«È impossibile monitorare 10, 15 mila persone 24 ore al giorno, sette giorni a settimana». Così Louis Caprioli, un ex spia francese ora a capo di una società di ricerca, spiega come gli attacchi di venerdì sera abbiano preso di sorpresa l'apparato di sicurezza francese. «Tra di loro sette mila sono musulmani radicalizzati, altri duemila sono di rientro da Iraq e Siria e poi ce n'è almeno un altro migliaio sotto osservazione. Ma seguire ogni loro movimento fisico e virtuale non è facile».
La situazione è ancora meno facile da quando i terroristi hanno appreso le mosse di contrasto dell'intelligence europea e studiato il modo per non farsi notare, a differenza di dieci anni fa. Molti non utilizzano più Internet e telefoni cellulari ma si incontrano di persona per coordinare le azioni. Un'altra strategia diffusa è quella di avere cittadini di uno stato europeo compiere azioni improvvise in un altro stato dove non sono immediatamente sorvegliati o sorvegliabili.
«Il numero degli estremisti è cresciuto con le primavere arabe quando tanti giovani si sono lanciati in aiuto di chi voleva liberarsi dalla tirannia nei Paesi del Maghreb. Con l'afflato umanitario è aumentato anche il fervore religioso e da lì il passo verso la radicalizzazione che trasforma in terroristi è breve».

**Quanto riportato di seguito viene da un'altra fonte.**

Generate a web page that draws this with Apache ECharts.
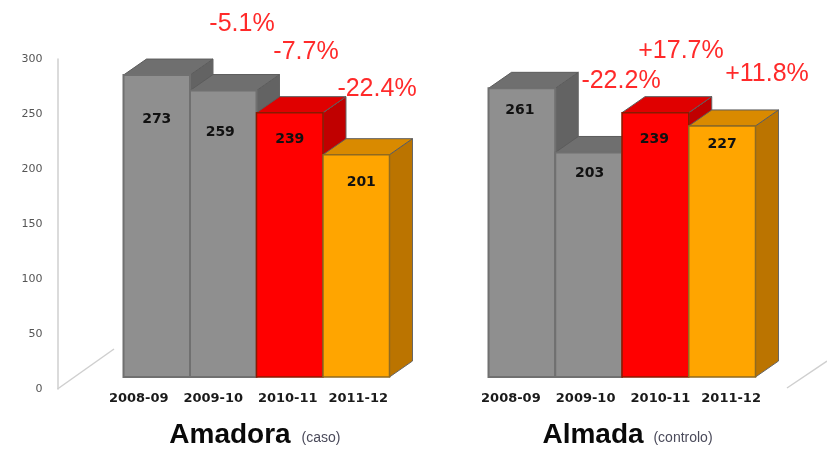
<!DOCTYPE html>
<html>
<head>
<meta charset="utf-8">
<title>Amadora / Almada</title>
<script src="https://cdn.jsdelivr.net/npm/echarts@6/dist/echarts.min.js"></script>
<style>
  html, body { margin: 0; padding: 0; background: #fff; }
  #main { width: 827px; height: 455px; filter: blur(0.4px); }
</style>
</head>
<body>
<div id="main"></div>
<script>
var years = ["2008-09", "2009-10", "2010-11", "2011-12"];
var amadora = [273, 259, 239, 201];
var almada = [261, 203, 239, 227];
var amadoraChanges = ["-5.1%", "-7.7%", "-22.4%"];
var almadaChanges = ["-22.2%", "+17.7%", "+11.8%"];
var yTicks = { min: 0, max: 300, interval: 50 };

// front, top, side
var palette = [
  ["#8f8f8f", "#6f6f6f", "#636363"],
  ["#8f8f8f", "#6f6f6f", "#636363"],
  ["#ff0000", "#e00000", "#c00000"],
  ["#ffa500", "#d98a00", "#bb7400"],
];
var depthX = 23;
var depthY = 16;
var labelFont = "DejaVu Sans";
var titleFont = "Liberation Sans";

function bars3d(values, labelOffsets) {
  return function (params, api) {
    var i = api.value(0);
    var top = api.coord([i, api.value(1)]);
    var base = api.coord([i, 0]);
    var w = api.size([1, 0])[0];
    var x0 = top[0] - w / 2;
    var x1 = top[0] + w / 2;
    var c = palette[i];
    var edge = i < 2 ? "#707070" : i == 2 ? "#8a1a00" : "#8f6a20";
    return {
      type: "group",
      children: [
        {
          type: "polygon",
          shape: { points: [[x1, top[1]], [x1 + depthX, top[1] - depthY], [x1 + depthX, base[1] - depthY], [x1, base[1]]] },
          style: { fill: c[2], stroke: "#666", lineWidth: 1 },
        },
        {
          type: "polygon",
          shape: { points: [[x0, top[1]], [x0 + depthX, top[1] - depthY], [x1 + depthX, top[1] - depthY], [x1, top[1]]] },
          style: { fill: c[1], stroke: "#5c5c5c", lineWidth: 1 },
        },
        {
          type: "rect",
          shape: { x: x0, y: top[1], width: w, height: base[1] - top[1] },
          style: { fill: c[0], stroke: edge, lineWidth: i < 2 ? 2 : 1.5 },
        },
        {
          type: "text",
          style: {
            x: top[0] + labelOffsets[i][0],
            y: top[1] + labelOffsets[i][1],
            text: String(api.value(1)),
            fill: "#111",
            font: "bold 14px '" + labelFont + "'",
            align: "center",
            verticalAlign: "middle",
          },
        },
      ],
    };
  };
}

function pairs(values) {
  return values.map(function (v, i) {
    return [i, v];
  });
}

function yearAxis(gridIndex, shifts) {
  var rich = {};
  shifts.forEach(function (s, i) {
    rich["s" + i] = {
      fontFamily: labelFont,
      fontWeight: "bold",
      fontSize: 13,
      color: "#1a1a1a",
      padding: s < 0 ? [0, -2 * s, 0, 0] : [0, 0, 0, 2 * s],
    };
  });
  return {
    type: "category",
    gridIndex: gridIndex,
    data: years,
    axisLine: { show: false },
    axisTick: { show: false },
    axisLabel: {
      margin: 15,
      interval: 0,
      hideOverlap: false,
      formatter: function (v, i) {
        return "{s" + i + "|" + v + "}";
      },
      rich: rich,
    },
  };
}

function pctText(text, x, y) {
  return {
    type: "text",
    x: x,
    y: y,
    style: {
      text: text,
      fill: "#ff2a2a",
      font: "25px '" + titleFont + "'",
      align: "center",
      verticalAlign: "middle",
    },
  };
}

function titleText(text, sub, x, subX) {
  return [
    {
      type: "text",
      x: x,
      y: 435,
      style: { text: text, fill: "#0a0a0a", font: "bold 28px '" + titleFont + "'", align: "center", verticalAlign: "middle" },
    },
    {
      type: "text",
      x: subX,
      y: 438,
      style: { text: sub, fill: "#4a4a5a", font: "14px '" + titleFont + "'", align: "center", verticalAlign: "middle" },
    },
  ];
}

function floorLine(x1, y1, x2, y2) {
  return {
    type: "line",
    shape: { x1: x1, y1: y1, x2: x2, y2: y2 },
    style: { stroke: "#cfcfcf", lineWidth: 1.5 },
  };
}

var myChart = echarts.init(document.getElementById("main"));
myChart.setOption({
  backgroundColor: "#fff",
  animation: false,
  grid: [
    { left: 123.5, top: 45.2, width: 266, height: 331.8 },
    { left: 488.5, top: 45.2, width: 267, height: 331.8 },
    { left: 57.5, top: 59, width: 1, height: 330 },
  ],
  xAxis: [
    yearAxis(0, [-18, -10, -2, 2]),
    yearAxis(1, [-11, -3, 5, 9]),
    { type: "category", gridIndex: 2, data: [""], show: false },
  ],
  yAxis: [
    { type: "value", gridIndex: 0, min: yTicks.min, max: yTicks.max, show: false },
    { type: "value", gridIndex: 1, min: yTicks.min, max: yTicks.max, show: false },
    {
      type: "value",
      gridIndex: 2,
      min: yTicks.min,
      max: yTicks.max,
      interval: yTicks.interval,
      splitLine: { show: false },
      axisTick: { show: false },
      axisLine: { show: true, lineStyle: { color: "#cfcfcf", width: 1.5 } },
      axisLabel: { margin: 15, fontFamily: labelFont, fontSize: 11, color: "#555" },
    },
  ],
  series: [
    {
      type: "custom",
      name: "Amadora",
      xAxisIndex: 0,
      yAxisIndex: 0,
      data: pairs(amadora),
      encode: { x: 0, y: 1 },
      renderItem: bars3d(amadora, [[0, 44], [-3, 42], [0, 27], [5, 28]]),
    },
    {
      type: "custom",
      name: "Almada",
      xAxisIndex: 1,
      yAxisIndex: 1,
      data: pairs(almada),
      encode: { x: 0, y: 1 },
      renderItem: bars3d(almada, [[-2, 22], [1, 21], [-1, 27], [0, 18]]),
    },
  ],
  graphic: {
    elements: [
      floorLine(57.5, 389, 114, 349),
      floorLine(787, 388, 827, 361),
      pctText(amadoraChanges[0], 242, 24),
      pctText(amadoraChanges[1], 306, 52),
      pctText(amadoraChanges[2], 377, 89),
      pctText(almadaChanges[0], 621, 81),
      pctText(almadaChanges[1], 681, 51),
      pctText(almadaChanges[2], 767, 74),
    ]
      .concat(titleText("Amadora", "(caso)", 230, 321))
      .concat(titleText("Almada", "(controlo)", 593, 683)),
  },
});
</script>
</body>
</html>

Una delle debolezze dei governi europei è stata quella di sottovalutare la presenza di gruppi di salafiti sul proprio territorio e di non dare sufficiente importanza ai gruppi di religiosi islamici estremisti. Questi hanno avuto mano abbastanza libera nel reclutare giovani musulmani europei in cerca di identità e di uno scopo nella vita parlando individualmente con ognuno di loro, ascoltandoli e utilizzando la religione come strumento di risoluzione dei loro problemi.
«Noi europei laicizzati non capiamo più la religione e non siamo in grado di parlare di religione», continua Caprioli: «Così per noi è difficile sapere come contrastare il dilagare dell'estremismo. Adesso l'unico modo per sconfiggere i terroristi è distruggere con le armi il Daesh e la sua ideologia mortifera».
Sul perché i terroristi abbiano colpito i locali sul quartiere della riva destra della Senna, Caprioli non ha dubbi. «È un simbolo», spiega: «È un luogo vicino agli uffici di Charlie Hebdo, è giovane e pieno di locali alla moda per giovani di ogni provenienza etnica e sociale. I terroristi vogliono dimostrare che possono scorrazzare liberamente nelle stesse aree in cui hanno ucciso dieci mesi fa e se fino ad oggi se la sono presa soprattutto con ebrei, giornalisti e polizia adesso ce l'hanno con tutta la società francese colpevole degli attacchi in Siria e Iraq».
Il modello di attacco che hanno utilizzato è ormai consolidato: lo stesso con cui hanno colpito a Nairobi, a Mumbai, a Mosca e Bezlan. «D'altra parte il Daesh è il figlio bastardo di al Qaeda». E se non sono arrivati ancora in Italia è solo perché il nostro Paese è per il momento molto meno esposto nei bombardamenti in Siria e Iraq.